[Recorded information start]
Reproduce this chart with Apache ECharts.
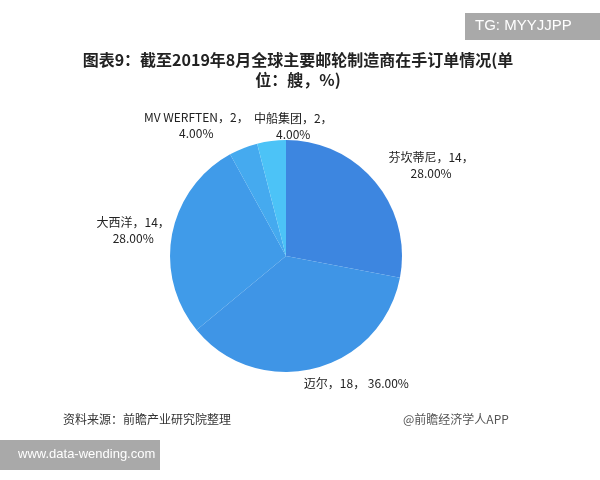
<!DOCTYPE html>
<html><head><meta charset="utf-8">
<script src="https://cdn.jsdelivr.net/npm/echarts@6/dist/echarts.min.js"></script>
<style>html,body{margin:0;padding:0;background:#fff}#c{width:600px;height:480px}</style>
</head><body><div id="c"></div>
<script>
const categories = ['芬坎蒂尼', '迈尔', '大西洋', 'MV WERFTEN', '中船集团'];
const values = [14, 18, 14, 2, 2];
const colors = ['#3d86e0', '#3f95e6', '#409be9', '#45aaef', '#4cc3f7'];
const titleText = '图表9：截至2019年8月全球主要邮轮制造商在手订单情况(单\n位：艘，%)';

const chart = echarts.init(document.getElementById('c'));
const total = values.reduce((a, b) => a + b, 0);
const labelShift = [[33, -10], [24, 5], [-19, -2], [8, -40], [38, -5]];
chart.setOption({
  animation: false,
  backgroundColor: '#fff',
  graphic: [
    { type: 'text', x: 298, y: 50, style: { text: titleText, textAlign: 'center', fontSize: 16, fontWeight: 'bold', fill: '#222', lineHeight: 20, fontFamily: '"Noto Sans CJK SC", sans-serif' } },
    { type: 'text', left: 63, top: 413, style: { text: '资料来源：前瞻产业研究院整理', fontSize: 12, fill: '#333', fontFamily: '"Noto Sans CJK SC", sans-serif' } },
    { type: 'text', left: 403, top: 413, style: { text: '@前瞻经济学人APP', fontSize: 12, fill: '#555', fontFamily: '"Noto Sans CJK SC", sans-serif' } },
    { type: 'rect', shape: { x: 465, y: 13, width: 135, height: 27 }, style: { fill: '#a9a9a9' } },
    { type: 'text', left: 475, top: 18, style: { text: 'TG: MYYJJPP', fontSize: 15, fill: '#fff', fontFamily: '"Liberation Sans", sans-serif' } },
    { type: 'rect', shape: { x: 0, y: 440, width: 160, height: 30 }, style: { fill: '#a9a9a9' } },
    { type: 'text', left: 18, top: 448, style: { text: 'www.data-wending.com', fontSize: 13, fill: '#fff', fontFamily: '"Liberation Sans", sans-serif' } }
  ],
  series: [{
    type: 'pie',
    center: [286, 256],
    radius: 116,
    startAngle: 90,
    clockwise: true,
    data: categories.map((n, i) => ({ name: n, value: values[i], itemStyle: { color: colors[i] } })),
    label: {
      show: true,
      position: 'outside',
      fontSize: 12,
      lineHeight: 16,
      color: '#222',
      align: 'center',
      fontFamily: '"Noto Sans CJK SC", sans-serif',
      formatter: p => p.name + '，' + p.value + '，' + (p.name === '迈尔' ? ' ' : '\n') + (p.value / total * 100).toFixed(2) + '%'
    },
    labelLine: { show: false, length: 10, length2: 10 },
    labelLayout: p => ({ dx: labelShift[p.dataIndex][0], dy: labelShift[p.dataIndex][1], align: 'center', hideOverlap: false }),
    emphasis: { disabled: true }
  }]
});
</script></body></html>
[Recorded information end]
[Recorded information start]
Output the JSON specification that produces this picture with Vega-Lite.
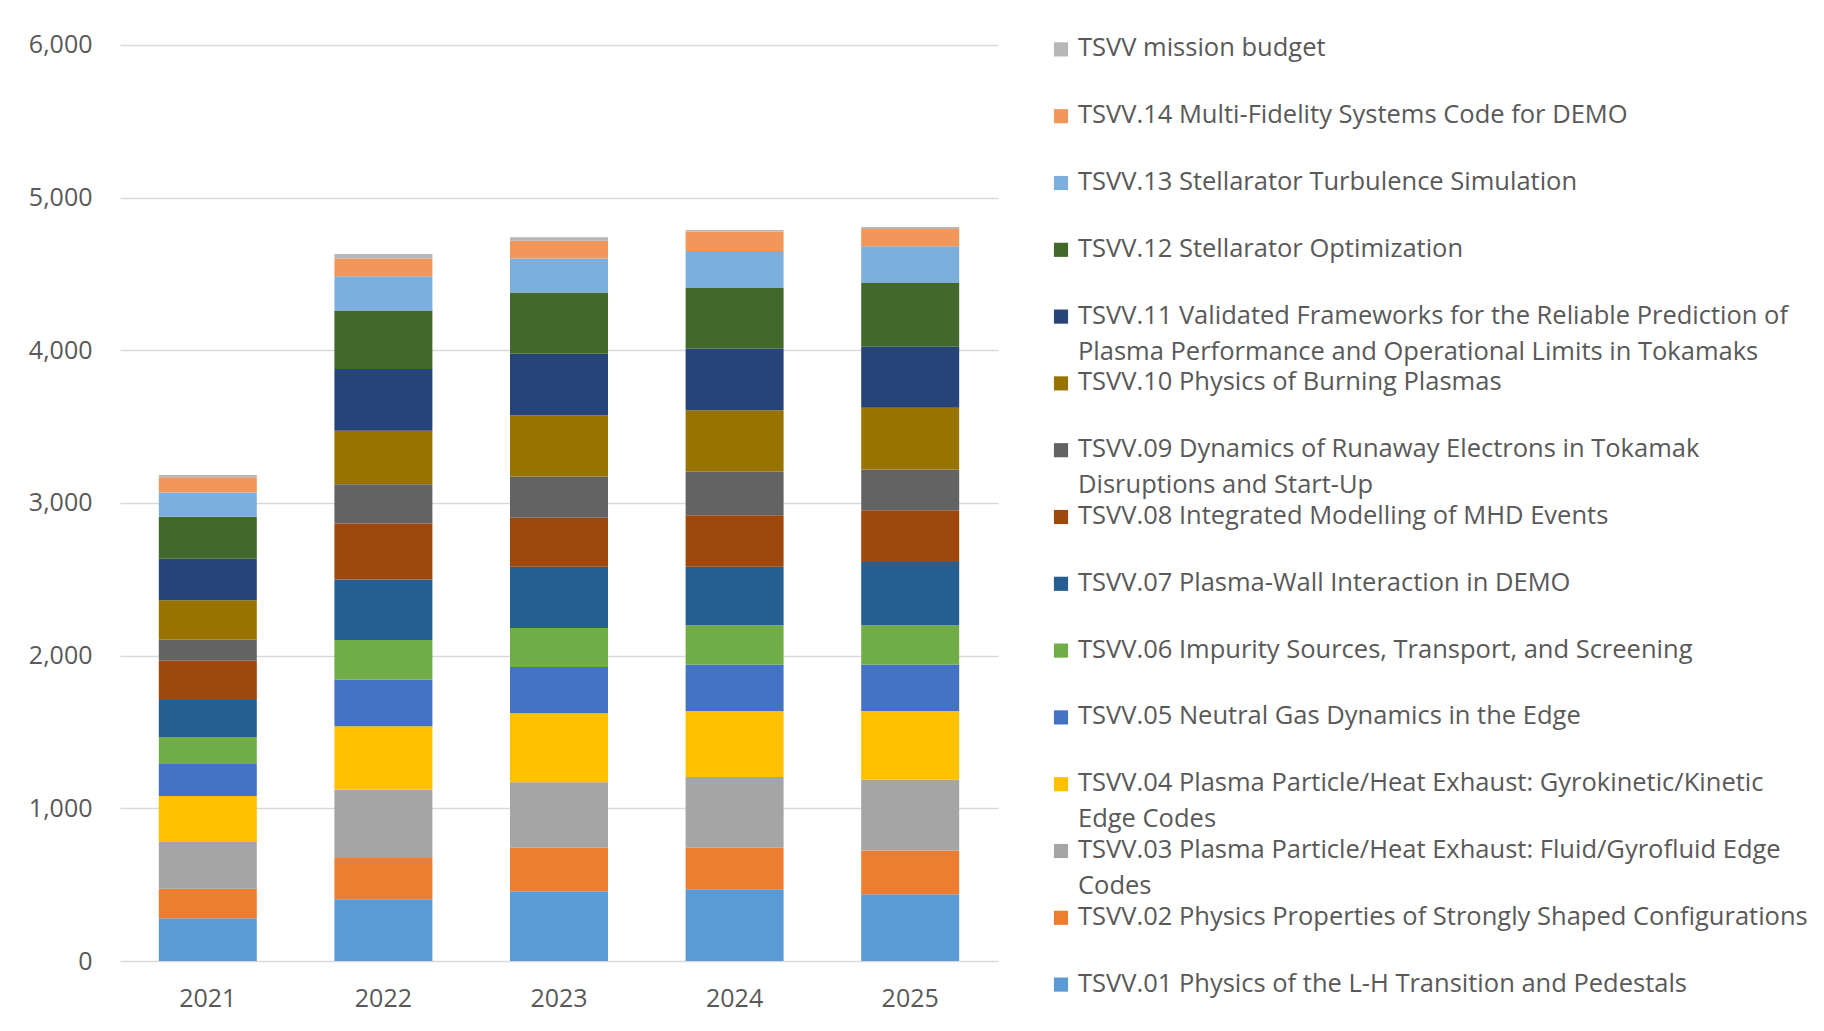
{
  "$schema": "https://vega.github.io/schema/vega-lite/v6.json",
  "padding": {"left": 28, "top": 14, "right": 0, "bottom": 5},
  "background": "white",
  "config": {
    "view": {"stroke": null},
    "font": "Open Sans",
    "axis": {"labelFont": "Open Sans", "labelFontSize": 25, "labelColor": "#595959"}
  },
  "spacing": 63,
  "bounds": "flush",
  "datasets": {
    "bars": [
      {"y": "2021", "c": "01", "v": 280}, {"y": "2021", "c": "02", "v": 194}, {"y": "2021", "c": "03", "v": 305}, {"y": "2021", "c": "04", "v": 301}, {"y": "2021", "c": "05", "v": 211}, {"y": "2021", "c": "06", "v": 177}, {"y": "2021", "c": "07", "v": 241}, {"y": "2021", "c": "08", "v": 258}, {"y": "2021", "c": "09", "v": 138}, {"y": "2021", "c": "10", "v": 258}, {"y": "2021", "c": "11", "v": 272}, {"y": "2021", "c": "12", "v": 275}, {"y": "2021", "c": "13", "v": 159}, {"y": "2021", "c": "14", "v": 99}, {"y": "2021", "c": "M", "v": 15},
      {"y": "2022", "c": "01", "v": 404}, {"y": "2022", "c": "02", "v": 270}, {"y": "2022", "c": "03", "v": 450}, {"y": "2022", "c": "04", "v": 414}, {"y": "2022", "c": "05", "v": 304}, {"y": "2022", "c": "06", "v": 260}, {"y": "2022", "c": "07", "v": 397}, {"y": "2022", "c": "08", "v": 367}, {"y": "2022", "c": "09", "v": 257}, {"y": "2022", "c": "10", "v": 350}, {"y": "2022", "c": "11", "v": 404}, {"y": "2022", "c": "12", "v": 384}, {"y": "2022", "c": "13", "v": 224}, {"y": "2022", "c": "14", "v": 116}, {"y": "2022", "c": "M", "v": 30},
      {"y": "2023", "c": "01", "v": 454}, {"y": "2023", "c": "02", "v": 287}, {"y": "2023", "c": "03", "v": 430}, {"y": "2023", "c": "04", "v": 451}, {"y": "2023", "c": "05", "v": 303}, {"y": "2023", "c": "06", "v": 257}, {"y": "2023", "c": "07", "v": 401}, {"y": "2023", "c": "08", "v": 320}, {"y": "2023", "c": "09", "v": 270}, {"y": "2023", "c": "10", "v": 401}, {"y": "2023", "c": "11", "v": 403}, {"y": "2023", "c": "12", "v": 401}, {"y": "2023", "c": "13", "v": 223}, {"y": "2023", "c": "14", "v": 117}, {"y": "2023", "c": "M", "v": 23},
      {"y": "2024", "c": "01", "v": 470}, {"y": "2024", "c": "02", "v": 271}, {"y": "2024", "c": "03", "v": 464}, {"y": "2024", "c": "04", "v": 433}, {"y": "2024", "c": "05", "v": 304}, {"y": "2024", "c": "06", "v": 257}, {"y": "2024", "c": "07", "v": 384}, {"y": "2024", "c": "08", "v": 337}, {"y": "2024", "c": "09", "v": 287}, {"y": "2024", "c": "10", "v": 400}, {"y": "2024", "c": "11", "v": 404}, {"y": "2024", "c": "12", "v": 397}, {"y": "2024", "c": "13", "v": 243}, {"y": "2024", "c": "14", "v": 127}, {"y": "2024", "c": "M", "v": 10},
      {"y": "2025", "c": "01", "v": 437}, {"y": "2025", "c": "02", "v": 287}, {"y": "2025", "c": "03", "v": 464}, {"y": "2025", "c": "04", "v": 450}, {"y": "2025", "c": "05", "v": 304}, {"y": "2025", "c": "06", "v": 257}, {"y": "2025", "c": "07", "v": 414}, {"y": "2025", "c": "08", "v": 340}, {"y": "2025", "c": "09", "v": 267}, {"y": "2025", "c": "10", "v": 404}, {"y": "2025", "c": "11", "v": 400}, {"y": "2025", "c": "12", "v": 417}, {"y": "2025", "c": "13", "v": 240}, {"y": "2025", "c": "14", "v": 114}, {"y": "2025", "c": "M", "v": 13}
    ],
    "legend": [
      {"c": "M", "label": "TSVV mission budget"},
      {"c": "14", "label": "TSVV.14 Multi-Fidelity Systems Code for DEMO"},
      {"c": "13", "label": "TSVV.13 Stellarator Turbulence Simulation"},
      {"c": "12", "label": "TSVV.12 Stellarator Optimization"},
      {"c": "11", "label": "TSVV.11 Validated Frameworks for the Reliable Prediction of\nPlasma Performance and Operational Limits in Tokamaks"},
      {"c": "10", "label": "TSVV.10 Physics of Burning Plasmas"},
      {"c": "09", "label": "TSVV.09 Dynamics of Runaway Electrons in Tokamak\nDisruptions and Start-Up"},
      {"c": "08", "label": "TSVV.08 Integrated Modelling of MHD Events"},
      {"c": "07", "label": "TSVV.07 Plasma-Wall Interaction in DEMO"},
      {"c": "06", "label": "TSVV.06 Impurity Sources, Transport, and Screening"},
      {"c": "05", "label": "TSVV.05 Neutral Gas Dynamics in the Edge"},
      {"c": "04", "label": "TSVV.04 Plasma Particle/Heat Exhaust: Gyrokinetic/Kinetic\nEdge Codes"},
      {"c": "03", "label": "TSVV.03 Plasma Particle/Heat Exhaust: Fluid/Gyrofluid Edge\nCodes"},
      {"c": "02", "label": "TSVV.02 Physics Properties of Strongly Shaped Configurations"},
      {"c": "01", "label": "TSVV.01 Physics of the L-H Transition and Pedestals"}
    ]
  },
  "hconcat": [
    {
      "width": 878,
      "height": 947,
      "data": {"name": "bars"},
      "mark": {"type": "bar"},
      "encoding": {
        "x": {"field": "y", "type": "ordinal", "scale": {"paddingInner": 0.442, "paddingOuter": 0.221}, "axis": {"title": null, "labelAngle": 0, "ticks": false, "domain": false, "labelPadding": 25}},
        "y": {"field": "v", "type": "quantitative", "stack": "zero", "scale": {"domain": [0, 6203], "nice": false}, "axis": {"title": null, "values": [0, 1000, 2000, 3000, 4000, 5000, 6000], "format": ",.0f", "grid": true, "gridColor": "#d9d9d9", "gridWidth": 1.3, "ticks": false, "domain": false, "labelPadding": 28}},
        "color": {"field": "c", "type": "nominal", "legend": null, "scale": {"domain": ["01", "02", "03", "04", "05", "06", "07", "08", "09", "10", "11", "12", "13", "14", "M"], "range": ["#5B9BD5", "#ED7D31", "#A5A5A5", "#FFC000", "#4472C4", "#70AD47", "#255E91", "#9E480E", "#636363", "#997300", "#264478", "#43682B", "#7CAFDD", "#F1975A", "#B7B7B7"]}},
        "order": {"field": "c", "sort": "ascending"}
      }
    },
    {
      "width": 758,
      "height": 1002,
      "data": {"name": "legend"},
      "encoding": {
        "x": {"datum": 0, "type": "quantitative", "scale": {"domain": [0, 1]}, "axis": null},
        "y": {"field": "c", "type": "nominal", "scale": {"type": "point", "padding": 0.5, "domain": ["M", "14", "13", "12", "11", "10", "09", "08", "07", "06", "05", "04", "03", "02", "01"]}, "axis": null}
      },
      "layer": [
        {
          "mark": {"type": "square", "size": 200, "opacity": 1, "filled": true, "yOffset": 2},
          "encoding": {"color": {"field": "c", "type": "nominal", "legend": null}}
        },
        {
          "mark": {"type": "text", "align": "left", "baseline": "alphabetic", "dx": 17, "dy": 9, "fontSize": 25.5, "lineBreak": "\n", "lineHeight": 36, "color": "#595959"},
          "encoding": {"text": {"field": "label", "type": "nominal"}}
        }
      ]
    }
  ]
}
[Recorded information end]
### What is asked
Looking above, find the stretch of lines that opens with the one holding "Reproduce this chart with Apache ECharts." and closes with the one holding "const titleText = '图表9：截至2019年8月全球主要邮轮制造商在手订单情况(单\n位：艘，%)';". Copy it exactly, pictures excluded.

### Complete output
Reproduce this chart with Apache ECharts.
<!DOCTYPE html>
<html><head><meta charset="utf-8">
<script src="https://cdn.jsdelivr.net/npm/echarts@6/dist/echarts.min.js"></script>
<style>html,body{margin:0;padding:0;background:#fff}#c{width:600px;height:480px}</style>
</head><body><div id="c"></div>
<script>
const categories = ['芬坎蒂尼', '迈尔', '大西洋', 'MV WERFTEN', '中船集团'];
const values = [14, 18, 14, 2, 2];
const colors = ['#3d86e0', '#3f95e6', '#409be9', '#45aaef', '#4cc3f7'];
const titleText = '图表9：截至2019年8月全球主要邮轮制造商在手订单情况(单\n位：艘，%)';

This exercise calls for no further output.